One of the most important provisions of the agreement was that The two South Vietnam parties [South Vietnam and the Viet Cong] shall be permitted to make periodic replacement of armaments, munitions and war material which have been destroyed, damaged, worn out or used up after the cease-fire, on the basis of piece-for-piece, meaning the replacement of one helicopter for a helicopter, one gun for a gun, one bullet for a bullet: one replacement for one lost. [Chapter Four, Article Seven]

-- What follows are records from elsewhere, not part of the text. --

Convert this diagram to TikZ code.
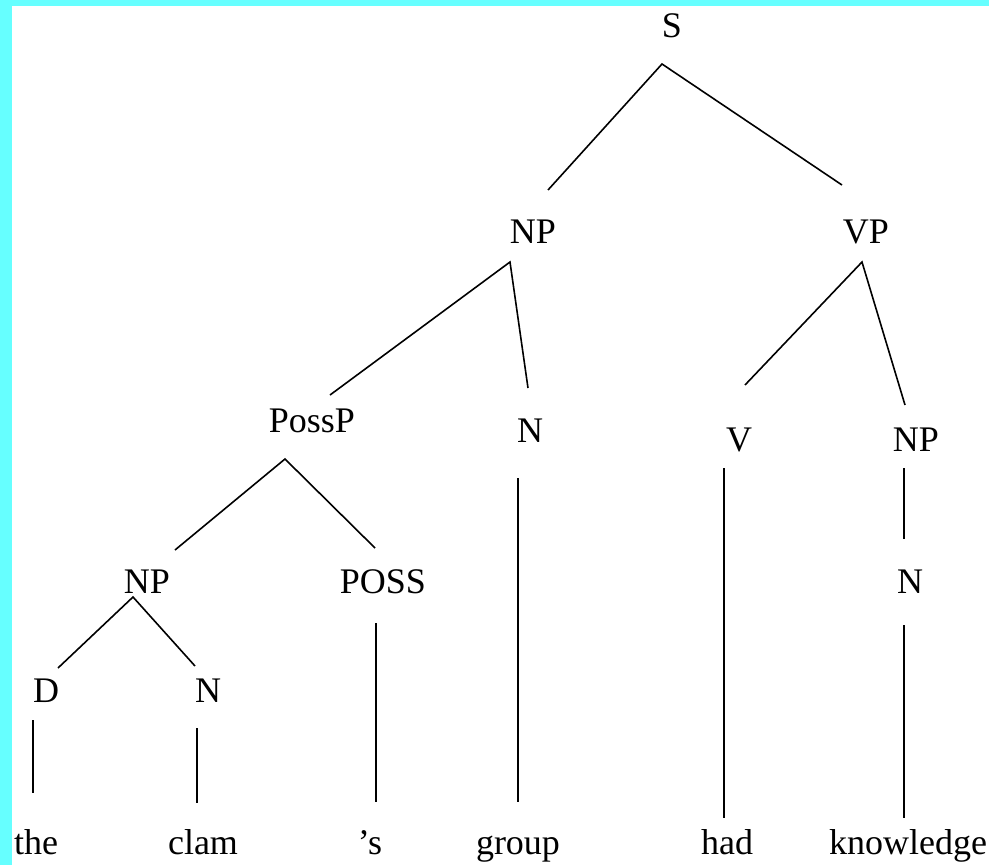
\documentclass[tikz,border=0pt]{standalone}
\usepackage{fontspec}
\setmainfont{Liberation Serif}
\definecolor{bordercyan}{HTML}{66FFFF}
\tikzset{
  lab/.style={anchor=base, inner sep=0pt, font=\fontsize{36}{40}\selectfont},
  branch/.style={draw=black, line width=1.6pt}
}
\begin{document}
\begin{tikzpicture}[x=1pt,y=-1pt]
\useasboundingbox (0,0) rectangle (989,865);
\fill[bordercyan] (0,0) rectangle (989,865);
\fill[white] (12,6) rectangle (989,865);
% labels
\node[lab] (S) at (672,37) {S};
\node[lab] (NPa) at (533,243) {NP};
\node[lab] (VP) at (866,243) {VP};
\node[lab] (PossP) at (312,432) {PossP};
\node[lab] (Na) at (530,442) {N};
\node[lab] (V) at (739,451) {V};
\node[lab] (NPb) at (916,451) {NP};
\node[lab] (NPc) at (147,593) {NP};
\node[lab] (POSS) at (383,593) {POSS};
\node[lab] (Nb) at (910,593) {N};
\node[lab] (D) at (46,702) {D};
\node[lab] (Nc) at (208,702) {N};
\node[lab] (the) at (36,854) {the};
\node[lab] (clam) at (203,854) {clam};
\node[lab] (poss) at (370,854) {’s};
\node[lab] (group) at (518,854) {group};
\node[lab] (had) at (727,854) {had};
\node[lab] (knowledge) at (908,854) {knowledge};
% branch points
\coordinate (S-d) at (662,64);
\coordinate (NPa-u) at (548,190);
\coordinate (VP-u) at (842,185);
\coordinate (NPa-d) at (510,262);
\coordinate (PossP-u) at (330,395);
\coordinate (Na-u) at (528,388);
\coordinate (VP-d) at (862,262);
\coordinate (V-u) at (745,385);
\coordinate (NPb-u) at (905,405);
\coordinate (PossP-d) at (285,459);
\coordinate (NPc-u) at (175,550);
\coordinate (POSS-u) at (375,548);
\coordinate (Na-d) at (518,478);
\coordinate (group-u) at (518,802);
\coordinate (V-d) at (724,468);
\coordinate (had-u) at (724,818);
\coordinate (NPb-d) at (904,468);
\coordinate (Nb-u) at (904,539);
\coordinate (Nb-d) at (904,625);
\coordinate (knowledge-u) at (904,818);
\coordinate (NPc-d) at (133,597);
\coordinate (D-u) at (58,668);
\coordinate (Nc-u) at (195,666);
\coordinate (POSS-d) at (376,623);
\coordinate (poss-u) at (376,802);
\coordinate (D-d) at (33,720);
\coordinate (the-u) at (33,793);
\coordinate (Nc-d) at (197,728);
\coordinate (clam-u) at (197,803);
% branches
\draw[branch] (NPa-u) -- (S-d) -- (VP-u);
\draw[branch] (PossP-u) -- (NPa-d) -- (Na-u);
\draw[branch] (V-u) -- (VP-d) -- (NPb-u);
\draw[branch] (NPc-u) -- (PossP-d) -- (POSS-u);
\draw[branch] (D-u) -- (NPc-d) -- (Nc-u);
\draw[branch] (Na-d) -- (group-u);
\draw[branch] (V-d) -- (had-u);
\draw[branch] (NPb-d) -- (Nb-u);
\draw[branch] (Nb-d) -- (knowledge-u);
\draw[branch] (POSS-d) -- (poss-u);
\draw[branch] (D-d) -- (the-u);
\draw[branch] (Nc-d) -- (clam-u);
\end{tikzpicture}
\end{document}
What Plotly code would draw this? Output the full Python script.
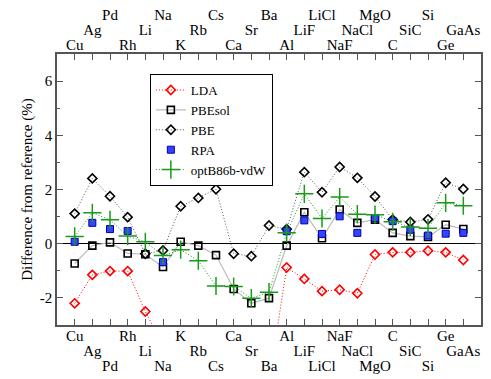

National Security Advisor Henry Kissinger explained, There is a flat prohibition against the introduction of any military force into South Vietnam from outside of South Vietnam, which is to say that whatever forces may be in South Vietnam from outside South Vietnam, specifically North Vietnamese forces, cannot receive reinforcements, replacements or any other form of augmentation by any means whatsoever. With respect to military equipment, both sides are permitted to replace all existing military equipment on a one-to-one basis under international supervision and control.